3. Engelleri Aşın ve Bunun İçin Gerekirse Porsche’nizi Satın: Messner, Everest’e tek başına, bir ekip arkadaşı olmadan çıkmak ister. Bunun için Nepalli makamlara başvurur ve reddedilir. Nepalli yetkililer, Everest’e tek kişilik çıkış izni vermiyor, bunu çok tehlikeli buluyorlardır. Bunun üzerine Everest’e (bir sınır dağıdır Everest) Çin üzerinden çıkmak ister. Çin’e yaptığı başvuru olumludur. Ancak bir sorun vardır. Soğuk Savaş yıllarıdır ve Çin hükûmetinin bürokratik kuralları esnek değildir. Kalabalık bir dağcı grubunun Everest’e tırmanmak için ödeyeceği parayla, tek kişinin ödeyeceği para aynıdır.
Messner, “zengin bir adam değildim” diyor ve gülümseyerek ekliyor “Evde kullanmadığım ne varsa sattım. Bir de arabamı. Bir Porsche’m vardı.”
Messner, elinde ne var ne yok satıp paraya çevirir. Üstelik zirveye çıkması garanti değildir. Ne garantisi, ucunda ölüm bizi bekliyor olabilir!
Messner şöyle diyor: “Kendi dağlarınızın zirvelerine çıkın!”
4. İsteklerinizin Peşinden Gidin: “Ben çok şanslıyım. Rüyalarımın çoğunu gerçekleştirdim.” diyor Messner. Elbette belli bir tevazu ve bilgelik var bu sözde. Durumu şansla açıklanamaz. Messner, “Güçlü istek duyduğunuz şeyleri yaparsanız başarılı olursunuz. Çünkü güçlü istek duyarsanız motivasyonunuzu kaybetmezsiniz, diye düşünüyor Messner:
“Motivasyon, para verip satın alabileceğiniz bir şey değildir. Motivasyon, size arkadaşlarınızdan verilecek bir hediye de olamaz. Kendiniz için doğru olanı yaptığınızı düşünürseniz, bunun için güçlü bir istek duyarsınız. Motivasyon, kendiniz için doğru olanı yaptığınıza inanmakla ilgili bir şey!”
Şimdi, hemen şu soruyu sorun kendinize: Rüyalarınızı gerçekleştirme yolunda ilerliyor musunuz?
5. Hareketsiz Kalmayın, Başlayın: Rusya’yı bir uçtan diğerine geçmeyi planlıyorlardı. Ancak hava daha ilk haftadan son derece kötü olunca beklemeyi tercih ediyorlar. Messner, “Bekledikçe korktuk. Korktukça daha çok bekledik ve bir türlü harekete geçmedik.” diyor ve ekliyor “Oysa bir şeye başlayınca, harekete geçince korkunuz azalır. Biz de harekete geçmeye karar verdik.”

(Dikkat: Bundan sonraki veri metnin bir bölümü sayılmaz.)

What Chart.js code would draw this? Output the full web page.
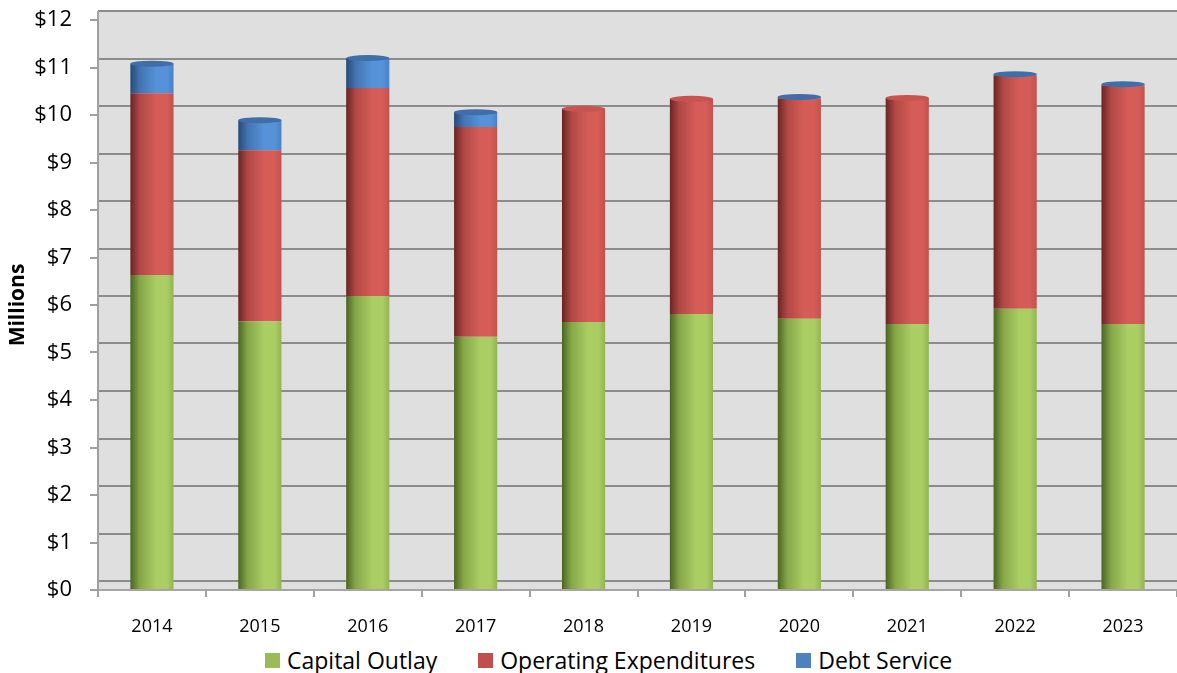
<!DOCTYPE html>
<html>
<head>
<meta charset="utf-8">
<title>Expenditures by Year</title>
<script src="https://cdn.jsdelivr.net/npm/chart.js@4.4.1/dist/chart.umd.min.js"></script>
<style>
  html, body { margin: 0; padding: 0; background: #fff; }
  #wrap { position: relative; width: 1177px; height: 673px; overflow: hidden; }
  #chart { position: absolute; left: 0; top: 0; }
  .legend { position: absolute; left: 265px; top: 645px; display: flex; align-items: center;
            font: 23px "Open Sans", sans-serif; line-height: 30px; color: #000; white-space: nowrap; }
  .legend .item { display: flex; align-items: center; margin-right: 41px; }
  .legend .box { display: inline-block; width: 15px; height: 15px; margin-right: 7px; }
</style>
</head>
<body>
<div id="wrap">
  <canvas id="chart" width="1177" height="640"></canvas>
  <div class="legend" id="legend"></div>
</div>
<script>
// yearly spending, $ millions
const years = ['2014', '2015', '2016', '2017', '2018', '2019', '2020', '2021', '2022', '2023'];
const capitalOutlay = [6.63, 5.66, 6.19, 5.33, 5.64, 5.81, 5.71, 5.60, 5.92, 5.60];
const operatingExp  = [3.83, 3.60, 4.38, 4.42, 4.49, 4.53, 4.64, 4.76, 4.91, 5.02];
const debtService   = [0.62, 0.63, 0.63, 0.31, 0.00, 0.00, 0.03, 0.00, 0.03, 0.03];
const yTickLabels = ['$0', '$1', '$2', '$3', '$4', '$5', '$6', '$7', '$8', '$9', '$10', '$11', '$12'];

const barPct = 0.4;
const depth = 9; // how far the back wall sits above the front axis

// dark edge -> lit middle -> slightly shaded right side, like a cylinder
const shades = [
  { flat: '#9bbb59', dark: '#4b6522', mid: '#86a748', light: '#aacd64', right: '#93b452', cap: '#9fc05c' },
  { flat: '#c0504d', dark: '#682523', mid: '#b14845', light: '#d55c57', right: '#c2514d', cap: '#c9534f' },
  { flat: '#4f81bd', dark: '#274a77', mid: '#4374b2', light: '#5592d8', right: '#4a82c4', cap: '#3f6ea8' }
];

function cylinderFill(s) {
  return (ctx) => {
    const chart = ctx.chart;
    const x = chart.scales.x;
    if (!chart.chartArea || !x || ctx.type !== 'data') return s.flat;
    const cx = x.getPixelForValue(ctx.dataIndex);
    const w = (x.getPixelForValue(1) - x.getPixelForValue(0)) * barPct / 2;
    if (!(w > 0)) return s.flat;
    const g = chart.ctx.createLinearGradient(cx - w, 0, cx + w, 0);
    g.addColorStop(0, s.dark);
    g.addColorStop(0.22, s.mid);
    g.addColorStop(0.6, s.light);
    g.addColorStop(0.85, s.light);
    g.addColorStop(1, s.right);
    return g;
  };
}

// gray back wall with its gridlines, drawn behind everything
const backWall = {
  id: 'backWall',
  beforeDraw(chart) {
    const { ctx: c, chartArea: a, scales: { y } } = chart;
    c.save();
    c.fillStyle = '#dfdfdf';
    c.fillRect(a.left, a.top - depth, a.right - a.left, a.bottom - a.top + depth);
    c.strokeStyle = '#8c8c8c';
    c.lineWidth = 2;
    y.ticks.forEach(t => {
      const py = Math.round(y.getPixelForValue(t.value) - depth);
      c.beginPath();
      c.moveTo(a.left, py);
      c.lineTo(a.right, py);
      c.stroke();
    });
    c.strokeStyle = '#a6a6a6';
    c.beginPath();
    c.moveTo(a.left, a.top - depth);
    c.lineTo(a.left, a.bottom);
    c.stroke();
    c.restore();
  }
};

// elliptical top on each column
const cylinderCaps = {
  id: 'cylinderCaps',
  afterDatasetsDraw(chart) {
    const c = chart.ctx;
    const sets = chart.data.datasets;
    years.forEach((yr, i) => {
      let top = -1;
      sets.forEach((ds, k) => { if (ds.data[i] > 0) top = k; });
      if (top < 0) return;
      const el = chart.getDatasetMeta(top).data[i];
      c.save();
      c.beginPath();
      c.ellipse(el.x, el.y, el.width / 2, 3, 0, 0, Math.PI * 2);
      c.fillStyle = shades[top].cap;
      c.fill();
      c.restore();
    });
  }
};

const series = [
  { label: 'Capital Outlay', data: capitalOutlay },
  { label: 'Operating Expenditures', data: operatingExp },
  { label: 'Debt Service', data: debtService }
];

new Chart(document.getElementById('chart'), {
  type: 'bar',
  data: {
    labels: years,
    datasets: series.map((s, k) => ({
      label: s.label,
      data: s.data,
      backgroundColor: cylinderFill(shades[k]),
      borderWidth: 0,
      barPercentage: barPct,
      categoryPercentage: 1
    }))
  },
  options: {
    responsive: false,
    animation: false,
    layout: { padding: { top: 20, right: 0, bottom: 0, left: 0 } },
    plugins: { legend: { display: false }, tooltip: { enabled: false } },
    scales: {
      x: {
        stacked: true,
        ticks: { padding: 19, color: '#000', font: { family: 'Open Sans', size: 18 } },
        grid: { drawOnChartArea: false, offset: true, tickLength: 7, color: '#a0a0a0', lineWidth: 2 },
        border: { color: '#a6a6a6', width: 2 },
        afterFit(s) { s.height = 50; }
      },
      y: {
        stacked: true,
        min: 0,
        max: 12,
        ticks: {
          stepSize: 1, padding: 18, color: '#000',
          font: { family: 'Open Sans', size: 22 },
          callback: v => yTickLabels[v]
        },
        grid: { drawOnChartArea: false, tickLength: 8, color: '#a0a0a0', lineWidth: 2 },
        border: { color: '#a0a0a0', width: 2 },
        title: {
          display: true, text: 'Millions', color: '#000',
          font: { family: 'Open Sans', size: 21, weight: 'bold' },
          padding: { top: 5, bottom: 0 }
        },
        // fixed axis width; the top label only needs a little headroom
        afterFit(s) { s.width = 98; s.paddingTop = 12; }
      }
    }
  },
  plugins: [backWall, cylinderCaps]
});

// legend row under the plot
const legend = document.getElementById('legend');
series.forEach((s, k) => {
  const item = document.createElement('div');
  item.className = 'item';
  const box = document.createElement('span');
  box.className = 'box';
  box.style.background = shades[k].flat;
  item.appendChild(box);
  item.appendChild(document.createTextNode(s.label));
  legend.appendChild(item);
});
</script>
</body>
</html>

Bir başka bilge, bir seyyah, Robert M. Pirsig ne diyordu?
“Düşününce çok zor, yapınca çok kolay!”
6. Başarısız Olun: Çok başarılı olmak istiyorsanız, başarısızlığı sık sık tecrübeye etmeye hazır olmalısınız. Bunu birçok kişinin ağzından duyarsınız. Ama birçok başarılı insan bu sözü söylese bile insanların birçoğu onların ne demek istediğini anlamaz. Onların aşırı tevazu gösterdiklerini ya da başarılı olmanın verdiği rahatlık ve güvenle konuştuklarını falan düşünürler. Oysa başarısız olmayı tecrübe etmek üzerine söylenenler gerçektir, denilenler doğrudur.

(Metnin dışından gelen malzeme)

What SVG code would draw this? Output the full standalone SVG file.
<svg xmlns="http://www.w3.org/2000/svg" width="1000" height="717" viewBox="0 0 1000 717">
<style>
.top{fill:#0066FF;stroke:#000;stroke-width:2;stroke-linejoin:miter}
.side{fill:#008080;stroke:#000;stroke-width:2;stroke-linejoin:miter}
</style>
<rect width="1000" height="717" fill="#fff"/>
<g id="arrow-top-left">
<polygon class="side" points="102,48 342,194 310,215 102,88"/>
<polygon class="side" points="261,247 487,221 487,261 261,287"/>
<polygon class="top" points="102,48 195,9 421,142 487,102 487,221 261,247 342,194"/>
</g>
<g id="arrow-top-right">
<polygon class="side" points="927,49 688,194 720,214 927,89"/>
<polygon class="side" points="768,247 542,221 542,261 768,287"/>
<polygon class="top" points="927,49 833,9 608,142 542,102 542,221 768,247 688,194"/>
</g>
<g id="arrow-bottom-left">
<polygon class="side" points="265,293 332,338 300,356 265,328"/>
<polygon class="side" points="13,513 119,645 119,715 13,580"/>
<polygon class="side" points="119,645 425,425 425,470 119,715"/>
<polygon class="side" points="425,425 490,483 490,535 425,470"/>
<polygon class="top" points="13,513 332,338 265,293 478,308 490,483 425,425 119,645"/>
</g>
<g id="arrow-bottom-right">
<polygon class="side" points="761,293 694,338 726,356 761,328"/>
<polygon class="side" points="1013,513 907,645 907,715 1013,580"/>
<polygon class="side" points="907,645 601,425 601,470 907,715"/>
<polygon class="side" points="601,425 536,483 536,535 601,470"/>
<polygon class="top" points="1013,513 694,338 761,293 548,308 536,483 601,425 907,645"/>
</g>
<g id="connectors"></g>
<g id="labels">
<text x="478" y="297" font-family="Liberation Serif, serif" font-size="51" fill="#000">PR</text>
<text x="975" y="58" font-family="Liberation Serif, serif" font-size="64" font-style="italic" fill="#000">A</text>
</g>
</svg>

8000 metre üzerindeki Himalaya macerasında 31 tırmanış yapar Messner. Bunlardan 18’i başarılı 13’ü başarısız olmuştur. Başarı zirve yapmaksa –ki öyledir Messner için- 13 başarısız girişime imza atmıştır. Bu zirve tırmanışları sırasında dünyanın en yüksek beşinci dağına yaptığı ilk üç tırmanış çabası da başarısız olmuştur Messner’in, ancak dördüncü seferde başarıyı tatmıştır.
7. Düştüğünüzde Kalkmayı Bilin: Seneca, Romalı bir Stoacıdır. Messner, kuzey bölgesinden İtalyan bir dağcı. Felsefeleri aynı: “Yüreği yılmadan düşen, dizleri üzerinde de savaşır.”
Messner, Seneca gibi savaşmaktan söz etmese bile “düşenin, dizleri üzerinden doğrulması gerektiğini” söylüyor, buna inanıyor.
“Birçok dağcıdan daha yetenekli ya da daha iyi değildim. Ama birçoğundan daha fazla mücadeleciydim. Düştüğümde kalkmanın bir yolunu buluyordum.”